Effect of Particle Shape, Density, and Inhomogeneity on the Microwave Optical Properties of Graupel and Hailstones

Atmospheric ice particles can be rimed and contaminated (e.g., by soot attachments). Previous optical property calculations usually assume rimed particles such as graupel and hailstones to be homogeneous spheres with fixed densities. The relevant dielectric constants are estimated with the effective medium approximation (EMA), although such particles are predominately nonspherical, porous, and contain small interior grains. This paper assesses the effects of nonsphericity, density, and inhomogeneity of graupel and hailstones on their optical properties. The bicontinuous medium approximation (BMA) is employed to simulate the particle internal structure. Conical shapes are compared with spherical and spheroidal shapes to assess the effect of nonsphericity.
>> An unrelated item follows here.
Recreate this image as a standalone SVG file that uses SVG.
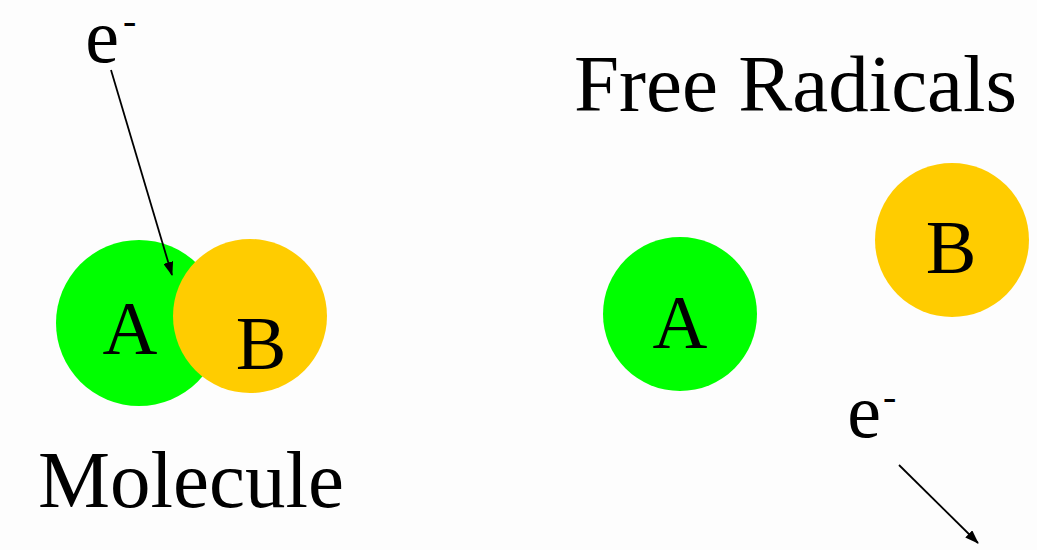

At frequencies lower than 89 GHz, the optical properties are more sensitive to particle’s mass density than to overall particle shape, and the internal structure plays an insignificant role when the particle effective diameter (a quantity involving the particle size distribution) is smaller than approximately 10 mm, and the internal grain size is smaller than 0.2 mm. With a small grain size, the BMA phase function converges to the EMA phase function with an effective refractive index calculated with the Bruggeman formulation. Simulated top of atmosphere radiances at three microwave frequencies, 18.7, 36.5, and 89 GHz, are quite sensitive to ice particle effective diameter between 1 and 5 mm, ice fraction between 0.1 and 0.9, and ice water path between 1 and 5 kg/ $\text{m}^{2}$ . Thus, these frequencies are suitable for retrieving the microphysical properties.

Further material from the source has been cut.